Entries with chart source code:
------------------------------------

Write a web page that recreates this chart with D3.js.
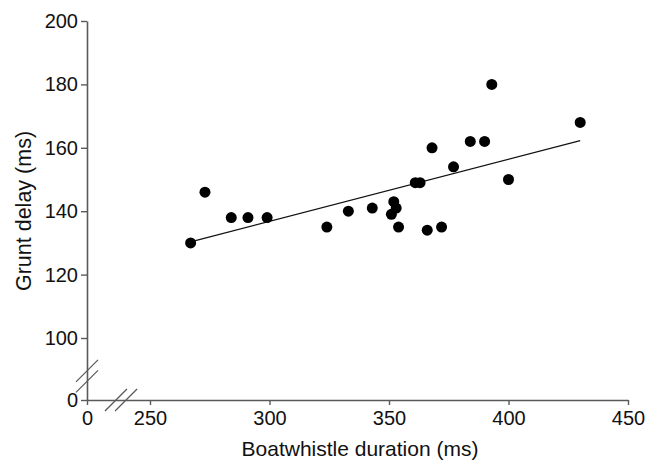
<!DOCTYPE html>
<html lang="en">
<head>
    <meta charset="UTF-8">
    <title>Grunt delay vs boatwhistle duration</title>
    <style>
        body { margin: 0; background: #fff; }
        svg text { font-family: "Liberation Sans", Arial, sans-serif; fill: #111; }
    </style>
</head>
<body>
    <div id="wrapper"></div>
    <script src="https://d3js.org/d3.v7.min.js"></script>
    <script>
        // 資料
        const duration = [267, 273, 284, 291, 299, 324, 333, 343, 351, 352, 353, 354,
            361, 363, 366, 368, 372, 377, 384, 390, 393, 400, 430];
        const gruntDelay = [130, 146, 138, 138, 138, 135, 140, 141, 139, 143, 141, 135,
            149, 149, 134, 160, 135, 154, 162, 162, 180, 150, 168];
        const xTicks = [0, 250, 300, 350, 400, 450];
        const yTicks = [0, 100, 120, 140, 160, 180, 200];

        const width = 646,
            height = 462;
        const axisColor = '#5a5a5a';

        const svg = d3.select('#wrapper').append('svg')
            .attr('width', width)
            .attr('height', height);

        // 斷軸: 0 到 250 / 0 到 100 壓縮
        const x = d3.scaleLinear()
            .domain([0, 250, 450])
            .range([87, 150, 628]);
        const y = d3.scaleLinear()
            .domain([0, 100, 200])
            .range([400, 338, 21]);

        const points = duration.map((d, i) => ({ x: d, y: gruntDelay[i] }));

        // X軸
        const xAxis = d3.axisBottom(x)
            .tickValues(xTicks)
            .tickSizeInner(5)
            .tickSizeOuter(0)
            .tickPadding(6)
            .tickFormat(d3.format('d'));
        const gx = svg.append('g')
            .attr('transform', `translate(0,${y(0)})`)
            .call(xAxis);
        gx.select('.domain').attr('stroke', axisColor).attr('stroke-width', 1.6);
        gx.selectAll('.tick line').attr('stroke', axisColor).attr('stroke-width', 1.4);
        gx.selectAll('.tick text').style('font-size', '20px').attr('fill', '#111');

        // Y軸
        const yAxis = d3.axisLeft(y)
            .tickValues(yTicks)
            .tickSizeInner(6)
            .tickSizeOuter(0)
            .tickPadding(3)
            .tickFormat(d3.format('d'));
        const gy = svg.append('g')
            .attr('transform', `translate(${x(0)},0)`)
            .call(yAxis);
        gy.select('.domain').attr('stroke', axisColor).attr('stroke-width', 1.6);
        gy.selectAll('.tick line').attr('stroke', axisColor).attr('stroke-width', 1.4);
        gy.selectAll('.tick text').style('font-size', '20px').attr('fill', '#111');

        // 斷軸記號 (軸線不斷開, 只畫兩條斜線)
        const yb = [y(30), y(47)];
        const xb = [x(115), x(155)];
        yb.forEach(c => {
            svg.append('line')
                .attr('x1', x(0) - 11).attr('y1', c + 11)
                .attr('x2', x(0) + 11).attr('y2', c - 11)
                .attr('stroke', axisColor).attr('stroke-width', 1.3);
        });
        xb.forEach(c => {
            svg.append('line')
                .attr('x1', c - 11).attr('y1', y(0) + 11)
                .attr('x2', c + 11).attr('y2', y(0) - 11)
                .attr('stroke', axisColor).attr('stroke-width', 1.3);
        });

        // 迴歸線 (最小平方法)
        const mx = d3.mean(duration),
            my = d3.mean(gruntDelay);
        const slope = d3.sum(points, d => (d.x - mx) * (d.y - my)) /
            d3.sum(points, d => (d.x - mx) ** 2);
        const icpt = my - slope * mx;
        const [x0, x1] = d3.extent(duration);
        svg.append('line')
            .attr('x1', x(x0)).attr('y1', y(icpt + slope * x0))
            .attr('x2', x(x1)).attr('y2', y(icpt + slope * x1))
            .attr('stroke', '#111').attr('stroke-width', 1.3);

        // 散佈點
        svg.append('g').selectAll('circle')
            .data(points)
            .join('circle')
            .attr('cx', d => x(d.x))
            .attr('cy', d => y(d.y))
            .attr('r', 5.5)
            .attr('fill', '#000');

        // 軸標題
        svg.append('text')
            .attr('x', 360).attr('y', 456)
            .attr('text-anchor', 'middle')
            .style('font-size', '21px')
            .text('Boatwhistle duration (ms)');
        svg.append('text')
            .attr('transform', `translate(31,211) rotate(-90)`)
            .attr('text-anchor', 'middle')
            .style('font-size', '21.5px')
            .text('Grunt delay (ms)');
    </script>
</body>
</html>
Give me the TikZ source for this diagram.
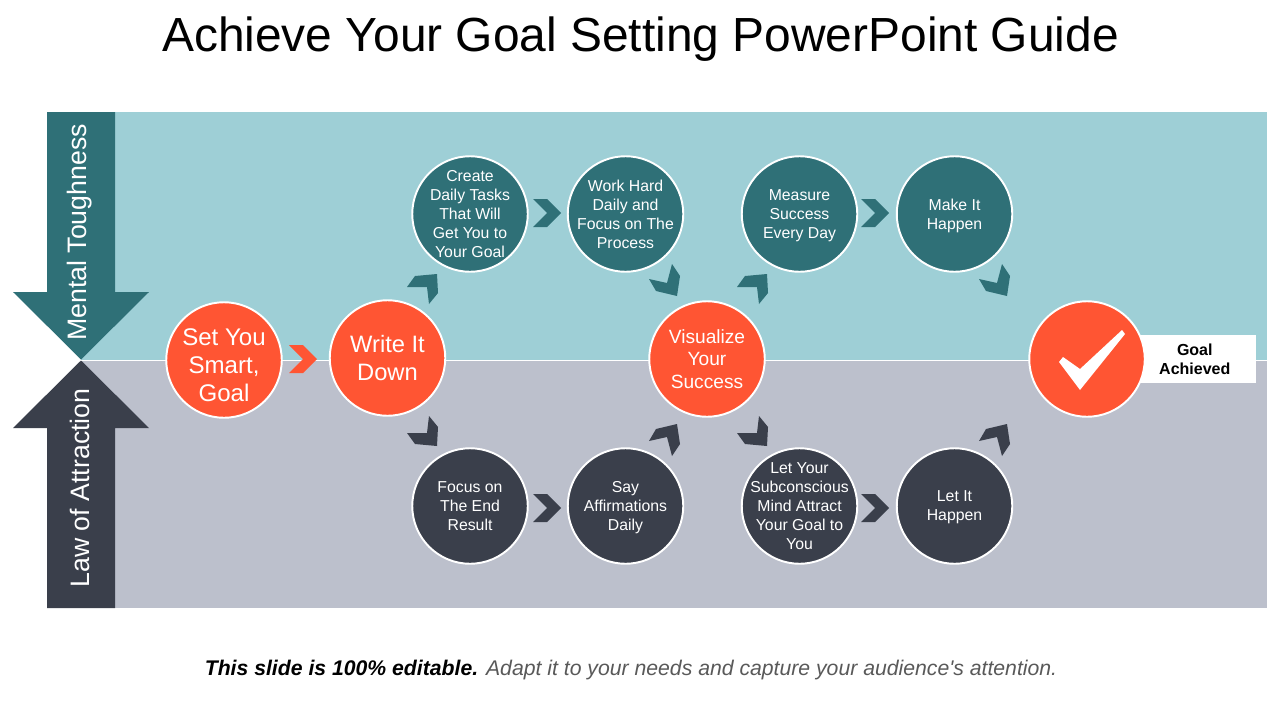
\documentclass[tikz,border=0pt]{standalone}
\usepackage{fontspec}
\setmainfont{Liberation Sans}
\definecolor{tealband}{HTML}{9ECFD6}
\definecolor{grayband}{HTML}{BCC0CC}
\definecolor{tealdark}{HTML}{2F7077}
\definecolor{slatedark}{HTML}{3A3F4B}
\definecolor{hotorange}{HTML}{FF5533}
\definecolor{footgray}{HTML}{595959}
\tikzset{
    stepdisc/.style={draw=white, line width=1.1pt, circle, minimum size=2.31cm, inner sep=-0.5cm,
        text=white, align=center},
    tealdisc/.style={stepdisc, fill=tealdark, font=\fontsize{9}{10.8}\selectfont},
    slatedisc/.style={stepdisc, fill=slatedark, font=\fontsize{9}{10.8}\selectfont},
    hotdisc/.style={stepdisc, fill=hotorange},
    sidelabel/.style={text=white, rotate=90, inner sep=0pt, font=\fontsize{15.2}{16}\selectfont},
    chevright/.pic={\fill[pic actions] (-14,-14) -- (0,-14) -- (14,0) -- (0,14) -- (-14,14) -- (0,0) -- cycle;},
    chevup/.pic={\fill[pic actions] (-20,0) -- (-12,-11) -- (10,-13) -- (11,6) -- (2,17) -- (0,0) -- cycle;},
    chevdown/.pic={\fill[pic actions] (-16,-4) -- (-9,8) -- (12,13) -- (15,-7) -- (7,-19) -- (2,0) -- cycle;}
}
\begin{document}
\begin{tikzpicture}[x=0.02cm, y=-0.02cm]
    \useasboundingbox (0,0) rectangle (1280,720);
    \node[font=\fontsize{27.26}{30}\selectfont] (title) at (640.5,39) {Achieve Your Goal Setting PowerPoint Guide};

    % Bands
    \fill[tealband] (81,112) rectangle (1267,359.5);
    \fill[grayband] (81,360.5) rectangle (1267,608);

    % Side arrows
    \fill[tealdark] (47,112) -- (115,112) -- (115,292) -- (149,292) -- (81,359.5) -- (13,292) -- (47,292) -- cycle;
    \fill[slatedark] (47,608) -- (115,608) -- (115,428) -- (149,428) -- (81,360.5) -- (13,428) -- (47,428) -- cycle;
    \node[sidelabel] (toughness) at (79.5,232.5) {Mental Toughness};
    \node[sidelabel] (attraction) at (79.5,488) {Law of Attraction};

    % Start
    \node[hotdisc, font=\fontsize{13.7}{16.2}\selectfont] (setgoal) at (224,360) {\rule{0pt}{15.5pt}Set You\\Smart,\\Goal};
    \node[hotdisc, font=\fontsize{13.5}{16.2}\selectfont] (writedown) at (387.5,358) {Write It\\Down};
    \pic[fill=hotorange] at (303,359) {chevright};

    % Upper row
    \node[tealdisc] (tasks) at (470,214) {Create\\Daily Tasks\\That Will\\Get You to\\Your Goal};
    \node[tealdisc] (workhard) at (625.5,214) {Work Hard\\Daily and\\Focus on The\\Process};
    \node[tealdisc] (measure) at (799.5,214) {Measure\\Success\\\smash{Every Day}};
    \node[tealdisc] (makeit) at (954.5,214) {Make It\\\smash{Happen}};
    \pic[fill=tealdark] at (427,287) {chevup};
    \pic[fill=tealdark] at (547,213) {chevright};
    \pic[fill=tealdark] at (665,283) {chevdown};
    \pic[fill=tealdark] at (757,287) {chevup};
    \pic[fill=tealdark] at (875,213) {chevright};
    \pic[fill=tealdark] at (995,283) {chevdown};

    % Lower row
    \node[slatedisc] (endresult) at (470,506) {Focus on\\The End\\Result};
    \node[slatedisc] (affirm) at (625.5,506) {Say\\Affirmations\\\smash{Daily}};
    \node[slatedisc] (subconscious) at (799.5,506) {Let Your\\Subconscious\\Mind Attract\\Your Goal to\\You};
    \node[slatedisc] (letit) at (954.5,506) {Let It\\\smash{Happen}};
    \pic[fill=slatedark, yscale=-1] at (427,433) {chevup};
    \pic[fill=slatedark] at (547,508) {chevright};
    \pic[fill=slatedark, yscale=-1] at (665,437) {chevdown};
    \pic[fill=slatedark, yscale=-1] at (757,433) {chevup};
    \pic[fill=slatedark] at (875,508) {chevright};
    \pic[fill=slatedark, yscale=-1] at (995,437) {chevdown};

    % Middle and end
    \node[hotdisc, font=\fontsize{10.9}{12.7}\selectfont] (visualize) at (707,359) {Visualize\\Your\\Success};
    \node[fill=white, minimum width=2.32cm, minimum height=0.96cm, inner sep=0pt, align=center,
        font=\bfseries\fontsize{9.1}{10.8}\selectfont] (achieved) at (1198,359) {\hspace*{-3.7pt}Goal\\\hspace*{-3.7pt}Achieved};
    \node[hotdisc] (goaldone) at (1087,359) {};
    \fill[white] (1059,362) -- (1063,357) -- (1080,369) -- (1122,330) -- (1125,334) -- (1080,390) -- cycle;

    % Footer
    \node[font=\itshape\fontsize{12.07}{14}\selectfont, text=footgray] (footer) at (631,670)
        {\textcolor{black}{\bfseries This slide is 100\% editable.} Adapt it to your needs and capture your audience\textquotesingle s attention.};
\end{tikzpicture}
\end{document}
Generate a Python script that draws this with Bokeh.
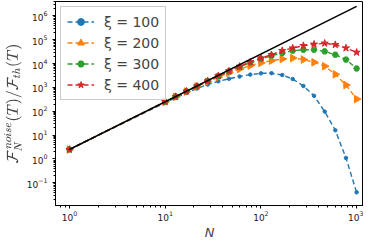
import math
from bokeh.plotting import figure
from bokeh.models import Range1d, Legend, LegendItem
from bokeh.embed import file_html
from bokeh.resources import INLINE

# Data
N = [1, 10, 12.9, 16.7, 21.5, 27.8, 35.9, 46.4, 59.9, 77.4,
     100, 129, 167, 215, 278, 359, 464, 599, 774, 1000]
xi_100 = [2.5, 230, 366, 585, 900, 1310, 1800, 2300, 2870, 3440,
          3900, 3950, 3300, 2240, 1150, 445, 97, 16, 1.1, 0.04]
xi_200 = [2.5, 245, 404, 670, 1090, 1740, 2700, 4100, 5900, 8200,
          10700, 13300, 15500, 17000, 14700, 11300, 7760, 3550, 1260, 324]
xi_300 = [2.5, 248, 412, 683, 1120, 1835, 2960, 4680, 7180, 10800,
          15500, 21500, 27500, 34700, 38000, 38000, 32400, 23500, 14700, 6200]
xi_400 = [2.5, 250, 414, 690, 1130, 1870, 3030, 4840, 7600, 11700,
          17000, 23500, 34700, 44700, 56200, 64600, 70800, 61700, 44700, 29500]
ref_N = [1, 1000]
ref_F = [2.5, 2.5e6]

labels = ["ξ = 100", "ξ = 200", "ξ = 300", "ξ = 400"]
colors = ["#1f77b4", "#ff7f0e", "#2ca02c", "#d62728"]

p = figure(frame_width=308, frame_height=204, x_axis_type="log", y_axis_type="log",
           output_backend="svg", toolbar_location=None,
           x_range=Range1d(0.715, 1180), y_range=Range1d(0.0112, 4.0e6),
           min_border_left=0, min_border_right=0, min_border_top=1, min_border_bottom=0)
p.xgrid.visible = False
p.ygrid.visible = False
p.outline_line_color = "black"
p.outline_line_width = 1
p.background_fill_color = "white"
p.border_fill_color = "white"

series = [xi_100, xi_200, xi_300, xi_400]
markers = [("circle", 3.5, 0), ("triangle", 7.5, -math.pi / 2), ("hex", 6, 0), ("star", 7.5, 0)]
items = []
for ys, lab, col, (mk, sz, ang) in zip(series, labels, colors, markers):
    r1 = p.line(N, ys, line_color=col, line_width=1.4, line_dash="5 3")
    r2 = p.scatter(N, ys, marker=mk, size=sz, angle=ang, fill_color=col, line_color=col)
    items.append(LegendItem(label=lab, renderers=[r1, r2]))

p.line(ref_N, ref_F, line_color="black", line_width=1.5)

legend = Legend(items=items, location="top_left", label_text_font="DejaVu Sans",
                label_text_font_size="14px", border_line_color="#cccccc",
                border_line_alpha=1, background_fill_alpha=0.8,
                glyph_width=27, glyph_height=17, label_height=17, spacing=4,
                padding=6, margin=5, label_standoff=10)
p.add_layout(legend)

for ax in (p.xaxis, p.yaxis):
    ax.major_label_text_font = "DejaVu Sans"
    ax.major_label_text_font_size = "9px"
    ax.major_label_text_color = "#222222"
    ax.major_tick_out = 3
    ax.major_tick_in = 0
    ax.minor_tick_out = 2
    ax.minor_tick_in = 0
    ax.axis_line_color = "black"
    ax.axis_label_text_font = "DejaVu Sans"
    ax.axis_label_text_font_style = "italic"
    ax.axis_label_text_font_size = "13px"

p.xaxis.axis_label = "N"
p.xaxis.axis_label_standoff = 1
p.xaxis.major_label_standoff = 2
p.yaxis.axis_label = r"$$\mathcal{F}_N^{noise}(T)/\mathcal{F}_{th}(T)$$"
p.yaxis.axis_label_standoff = 2

open("out.html", "w").write(file_html(p, INLINE))
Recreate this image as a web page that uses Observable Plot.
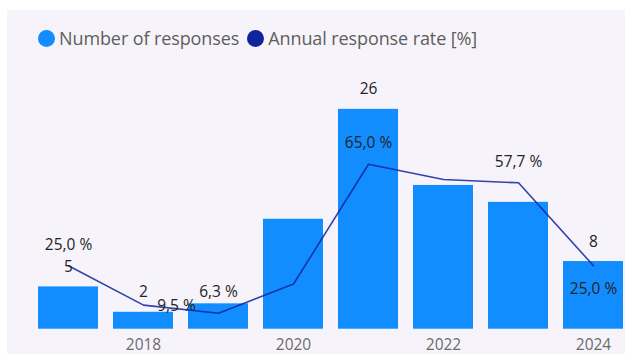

------------------------------------

:: Task directions ::
In the listing above, locate each line with "script" and copy it.

:: Solution ::
    <script src="https://d3js.org/d3.v7.min.js"></script>
    <script>
    </script>
Generate a Python script that draws this with Bokeh.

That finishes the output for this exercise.